If I had watched The Adventures of Tin Tin with my eyes closed, I would have thought that the movie was charming, funny and a generally perfect holiday family movie. Moffat, Wright and Cornish did their job well; the problem with the movie was that my eyes were not closed and I was forced to sit for two hours watching a world that closely resembles ours, but just doesn’t.

When I think about how far animation technology has come in my lifetime, I am amazed. The scenes in Tin Tin that take place in the grimy London/Paris/some-European-city streets looked like they could have been taken from the new Sherlock Holmes and the waterfront scenes from a documentary about the ocean on National Geographic. The scenery and attention to detail in the film was wonderful, but at the same time it made me wonder: why? What is the point of laboring to digitally create a world that looks so like ours, but just doesn’t look quite right?

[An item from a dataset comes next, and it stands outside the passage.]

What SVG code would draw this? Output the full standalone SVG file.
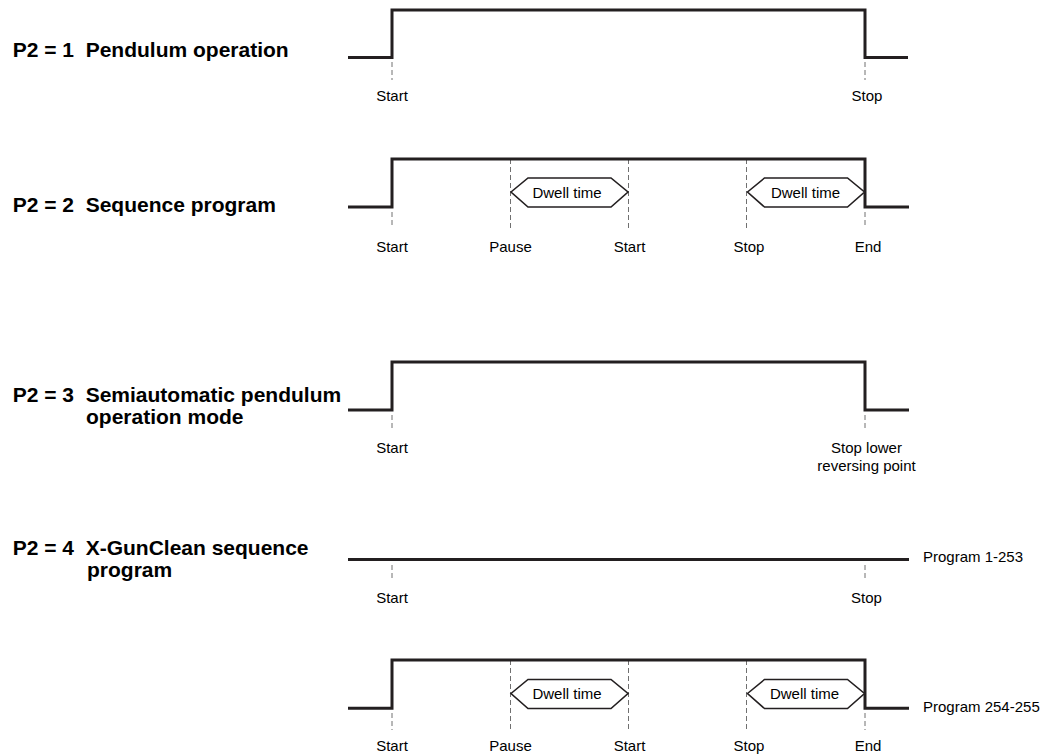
<svg xmlns="http://www.w3.org/2000/svg" width="1061" height="756" viewBox="0 0 1061 756">
  <style>
    .title { font-family: "Liberation Sans", Arial, sans-serif; font-weight: bold; font-size: 21px; fill: #000; }
    .lbl { font-family: "Liberation Sans", Arial, sans-serif; font-size: 15px; fill: #000; text-anchor: middle; }
    .side { font-family: "Liberation Sans", Arial, sans-serif; font-size: 15px; fill: #000; }
    .sig { fill: none; stroke: #231f20; stroke-width: 3; stroke-linejoin: miter; stroke-linecap: butt; }
    .tick { fill: none; stroke: #707070; stroke-width: 1; stroke-dasharray: 5 3; }
    .hex { fill: #fff; stroke: #231f20; stroke-width: 1.6; stroke-linejoin: miter; }
    .hexlbl { font-family: "Liberation Sans", Arial, sans-serif; font-size: 15px; fill: #000; text-anchor: middle; }
  </style>
  <defs>
    <!-- dwell-time badge, local origin at the left point -->
    <polygon id="dwell" class="hex" points="0,0 17,-14 100,-14 117,0 100,15 17,15"/>
  </defs>

  <rect width="1061" height="756" fill="#fff"/>

  <!-- dashed time markers -->
  <g id="connectors">
    <path class="tick" d="M392,62V80 M865,62V80"/>
    <path class="tick" d="M392,212V228 M510.5,159V228 M628.5,159V228 M746.5,159V228 M865,212V228"/>
    <path class="tick" d="M392,415V431 M865,415V431"/>
    <path class="tick" d="M392,565V581 M865,565V581"/>
    <path class="tick" d="M392,713V730 M510.5,660V730 M628.5,660V730 M746.5,660V730 M865,713V730"/>
  </g>

  <!-- P2 = 1 -->
  <g id="mode1">
    <text class="title" x="12.7" y="57.3" xml:space="preserve">P2 = 1  Pendulum operation</text>
    <path class="sig" d="M348,57.5H392V10H865V57.5H908"/>
    <text class="lbl" x="392" y="101">Start</text>
    <text class="lbl" x="867" y="101">Stop</text>
  </g>

  <!-- P2 = 2 -->
  <g id="mode2">
    <text class="title" x="12.7" y="212.3" xml:space="preserve">P2 = 2  Sequence program</text>
    <path class="sig" d="M348,207H392V159H865V207H909"/>
    <use href="#dwell" x="511" y="192"/>
    <text class="hexlbl" x="567" y="197.5">Dwell time</text>
    <use href="#dwell" x="747.5" y="192"/>
    <text class="hexlbl" x="805.5" y="197.5">Dwell time</text>
    <text class="lbl" x="392" y="252">Start</text>
    <text class="lbl" x="510.5" y="252">Pause</text>
    <text class="lbl" x="629.5" y="252">Start</text>
    <text class="lbl" x="749" y="252">Stop</text>
    <text class="lbl" x="868" y="252">End</text>
  </g>

  <!-- P2 = 3 -->
  <g id="mode3">
    <text class="title" x="12.7" y="401.7" xml:space="preserve">P2 = 3  Semiautomatic pendulum</text>
    <text class="title" x="86" y="423.5">operation mode</text>
    <path class="sig" d="M348,410H392V362H865V410H909"/>
    <text class="lbl" x="392" y="453">Start</text>
    <text class="lbl" x="866.5" y="453">Stop lower</text>
    <text class="lbl" x="866.5" y="471">reversing point</text>
  </g>

  <!-- P2 = 4 -->
  <g id="mode4">
    <text class="title" x="12.7" y="555" xml:space="preserve">P2 = 4  X-GunClean sequence</text>
    <text class="title" x="87" y="577">program</text>
  </g>

  <!-- Program 1-253 -->
  <g id="prog1-253">
    <path class="sig" d="M348,559.5H909"/>
    <text class="side" x="923" y="562">Program 1-253</text>
    <text class="lbl" x="392" y="603">Start</text>
    <text class="lbl" x="866.5" y="603">Stop</text>
  </g>

  <!-- Program 254-255 -->
  <g id="prog254-255">
    <path class="sig" d="M348,708.3H392V660H865V708.3H909"/>
    <use href="#dwell" x="511" y="693.5"/>
    <text class="hexlbl" x="567" y="699">Dwell time</text>
    <use href="#dwell" x="747.5" y="693.5"/>
    <text class="hexlbl" x="804.5" y="699">Dwell time</text>
    <text class="side" x="923" y="712">Program 254-255</text>
    <text class="lbl" x="392" y="751">Start</text>
    <text class="lbl" x="510.5" y="751">Pause</text>
    <text class="lbl" x="629.5" y="751">Start</text>
    <text class="lbl" x="749" y="751">Stop</text>
    <text class="lbl" x="868" y="751">End</text>
  </g>
</svg>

It almost seemed as though the filmmakers were showing off that they had the ability to create a universe so much like our own. The aspect of Tin Tin that chiefly drove my two-hour headache was that the people still looked like cartoons. These caricatures of humans walking and interacting with a world just annoyed me. After doing some more research, I discovered that my annoyance could be legitimized by the theory of the Uncanny Valley.

The Uncanny Valley supposes that when humans are faced with a visual representation of our world that is extremely close, but not quite perfect, we are immediately repulsed. Fans of 30 Rock will recognize the term from the 2008 episode in which Frank uses it to explain to Tracy why it would be impossible to create a pornographic video game.

Fortunately for Tracy, this does not stop him from succeeding and profiting enormously from the idea. Unfortunately for the creators of the film Polar Express, the Uncanny Valley caused many reviewers to strongly dislike the film. As CNN reviewer Paul Clinton said about the movie, “those human characters in the film come across as downright … well, creepy.”

Despite the generally negative feedback that is given to films like Polar Express, Green Lantern and Avatar: the Last Airbender, studios continue to release sickeningly realistic animated movies, or ones that are so CGI-ed, that they may as well be animated (I’ve the same problem with 3D movies).

But negative feedback has never held movie studios back. And that to me is the crux of the issue in the movie business: once you have paid your 10 dollars to the freckly teenager working at Regal Cinemas, they couldn’t care less if you actually liked it.

What really baffles me about movies like Tin Tin, is  that they are much more expensive to make than The Sitter (a truly awful film featuring a pre-weight loss Jonah Hill giving cocaine to children. While Tin Tin cost $135 million to produce, The Sitter’s budget was a mere $25 million.

I would like to make it clear that Tin Tin was not a bad movie. I guess I just wish that sometimes the movie studios would stop showing off so much, and just focus on what really matters: the story. I would hope that occasionally, they would not necessarily create an artificial Sahara desert (which they did in Tin Tin) just because they can, when we have a perfectly fine Sahara desert already.